9. Finality and Settlement
Alex explains finality as “when you can sleep at night.” Bitcoin offers strong settlement after multiple confirmations, trading speed for confidence. Ethereum offers faster practical finality with proof-of-stake checkpoints, and many apps treat it as final quickly while still respecting reorg risk. Solana aims for rapid finality-like user experience, but Alex notes speed must be weighed against stability history.
Use Cases
10. Typical Use Cases
Alex paints everyday matches: Bitcoin for long-term holding, large transfers, and base-layer settlement—often paired with Lightning for faster payments. Ethereum for DeFi, token issuance, stablecoins, on-chain identity experiments, and a deep developer stack, frequently with rollups for scale. Solana for high-frequency trading, consumer apps, gaming, social interactions, and low-friction mints where cost matters.
Key Risks
11. Risk: Market and Liquidity
Alex adds that “best” can change with market structure. Liquidity, exchange support, and stablecoin depth affect slippage and usability, especially during stress. Bitcoin often benefits from being the benchmark asset, Ethereum from being the settlement layer for much of DeFi, and Solana from vibrant retail ecosystems. Alex cautions that liquidity can evaporate fast in crises, hurting exits and collateral values.
12. Risk: Smart Contracts
Alex reminds everyone that code risk is real. Bitcoin’s simpler scripting reduces surface area, but second layers and custodial bridges can add risk. Ethereum’s richness invites bugs, governance surprises, and composability blow-ups where one failure cascades into others. Solana apps face similar contract and integration risks, plus fast-moving tooling. Alex urges using audits as a signal, not a guarantee.

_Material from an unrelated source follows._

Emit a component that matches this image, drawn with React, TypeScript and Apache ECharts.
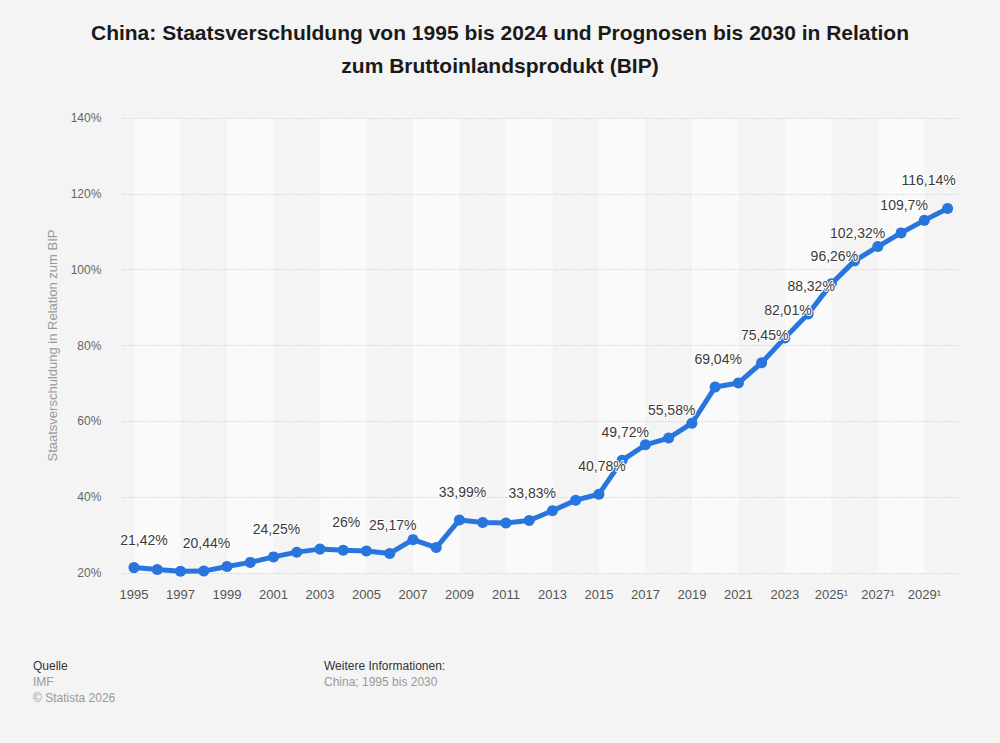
import React, { useEffect, useRef } from "react";
import * as echarts from "echarts";

// Jahre und Schuldenquote (% des BIP); ab 2025 Prognosen
const years = [
  "1995", "1996", "1997", "1998", "1999", "2000", "2001", "2002", "2003", "2004",
  "2005", "2006", "2007", "2008", "2009", "2010", "2011", "2012", "2013", "2014",
  "2015", "2016", "2017", "2018", "2019", "2020", "2021", "2022", "2023", "2024",
  "2025", "2026", "2027", "2028", "2029", "2030",
];
const debtRatio = [
  21.42, 20.9, 20.44, 20.5, 21.7, 22.8, 24.25, 25.5, 26.3, 26,
  25.8, 25.17, 28.8, 26.7, 33.99, 33.3, 33.2, 33.83, 36.4, 39.2,
  40.78, 49.72, 53.8, 55.58, 59.5, 69.04, 70.1, 75.45, 82.01, 88.32,
  96.26, 102.32, 106.1, 109.7, 113.0, 116.14,
];
// Jahre, deren Wert direkt am Punkt beschriftet ist
const labeledYears = [
  "1995", "1997", "2001", "2004", "2006", "2009", "2012", "2015", "2016", "2018",
  "2020", "2022", "2023", "2024", "2025", "2026", "2028", "2030",
];
const forecastFrom = 2025;
const yTicks = { min: 20, max: 140, interval: 20 };

const FONT = "'Liberation Sans', Arial, Helvetica, sans-serif";
const BLUE = "#2876dd";

const fmt = (v: number) => String(v).replace(".", ",") + "%";

// horizontale Verschiebung einzelner Beschriftungen, damit sie sich nicht überlappen
const labelShift: Record<string, number> = { "1995": 10, "1997": 26, "2030": -19 };

export default function App() {
  const ref = useRef<HTMLDivElement>(null);

  useEffect(() => {
    document.body.style.margin = "0";
    if (!ref.current) return;
    const chart = echarts.init(ref.current, undefined, { renderer: "svg" });

    // helle Streifen über je zwei Jahre (1995–1997, 1999–2001, ...)
    const bands: any[] = [];
    for (let i = 0; i + 2 < years.length; i += 4) {
      bands.push([{ xAxis: years[i] }, { xAxis: years[i + 2] }]);
    }

    const seriesData = debtRatio.map((v, i) => {
      const y = years[i];
      const show = labeledYears.includes(y);
      const dx = labelShift[y] ?? 3;
      return { value: v, label: { show, offset: [dx, 0] } };
    });

    chart.setOption({
      animation: false,
      backgroundColor: "#f4f4f4",
      textStyle: { fontFamily: FONT },
      title: {
        text:
          "China: Staatsverschuldung von 1995 bis 2024 und Prognosen bis 2030 in Relation\nzum Bruttoinlandsprodukt (BIP)",
        left: "center",
        top: 11,
        textStyle: {
          fontFamily: FONT,
          fontSize: 21,
          fontWeight: "bold",
          color: "#1a1a1a",
          lineHeight: 33,
        },
      },
      grid: { left: 122.4, right: 40.8, top: 118, bottom: 170, containLabel: false },
      xAxis: {
        type: "category",
        data: years,
        boundaryGap: true,
        axisLine: { show: false },
        axisTick: { show: false },
        axisLabel: {
          interval: 1,
          margin: 15,
          fontSize: 13,
          color: "#555",
          fontFamily: FONT,
          formatter: (y: string) => (Number(y) >= forecastFrom ? y + "¹" : y),
        },
        splitLine: { show: false },
      },
      yAxis: {
        type: "value",
        min: yTicks.min,
        max: yTicks.max,
        interval: yTicks.interval,
        name: "Staatsverschuldung in Relation zum BIP",
        nameLocation: "middle",
        nameGap: 63,
        nameTextStyle: { color: "#999", fontSize: 13, fontFamily: FONT },
        axisLine: { show: false },
        axisTick: { show: false },
        axisLabel: {
          margin: 21,
          fontSize: 12,
          color: "#666",
          fontFamily: FONT,
          formatter: "{value}%",
        },
        splitLine: { lineStyle: { color: "#c4c4c4", type: [1, 2], width: 1 } },
      },
      series: [
        {
          type: "line",
          data: seriesData,
          symbol: "circle",
          symbolSize: 11,
          lineStyle: { color: BLUE, width: 5 },
          itemStyle: { color: BLUE },
          label: {
            position: "top",
            distance: 15.5,
            formatter: (p: any) => fmt(p.value),
            fontSize: 14,
            color: "#3a3a3a",
            fontFamily: FONT,
            textBorderColor: "#fff",
            textBorderWidth: 2,
          },
          markArea: {
            silent: true,
            z: -1,
            itemStyle: { color: "#fafafa" },
            data: bands,
          },
        },
      ],
      graphic: [
        { type: "text", left: 33, top: 660, style: { text: "Quelle", fontSize: 12, fill: "#333", fontFamily: FONT } },
        { type: "text", left: 33, top: 676, style: { text: "IMF", fontSize: 12, fill: "#999", fontFamily: FONT } },
        { type: "text", left: 33, top: 692, style: { text: "© Statista 2026", fontSize: 12, fill: "#999", fontFamily: FONT } },
        { type: "text", left: 324, top: 660, style: { text: "Weitere Informationen:", fontSize: 12, fill: "#333", fontFamily: FONT } },
        { type: "text", left: 324, top: 676, style: { text: "China; 1995 bis 2030", fontSize: 12, fill: "#999", fontFamily: FONT } },
      ],
    });

    return () => chart.dispose();
  }, []);

  return <div ref={ref} style={{ width: 1000, height: 743 }} />;
}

13. Risk: Centralization and Governance
Alex highlights soft power: who runs infrastructure, who ships clients, and who can pressure validators. Bitcoin governance is slow and conservative, which reduces change risk but can stall upgrades. Ethereum evolves faster, which can improve tech but raises coordination risk. Solana’s rapid iteration can be an advantage, yet concentration among large operators, RPC providers, or key teams can amplify governance shocks.
Conclusion
14. Balanced Close
Alex ends by refusing to crown a winner. If a friend wants long-term, minimal-change settlement, Bitcoin often fits. If they want the broadest smart-contract economy and composable finance, Ethereum is usually the default. If they want low-fee, fast interactions for consumer apps, Solana can shine. Alex repeats his rule: pick the chain whose trade-offs match your goal—and size risk accordingly.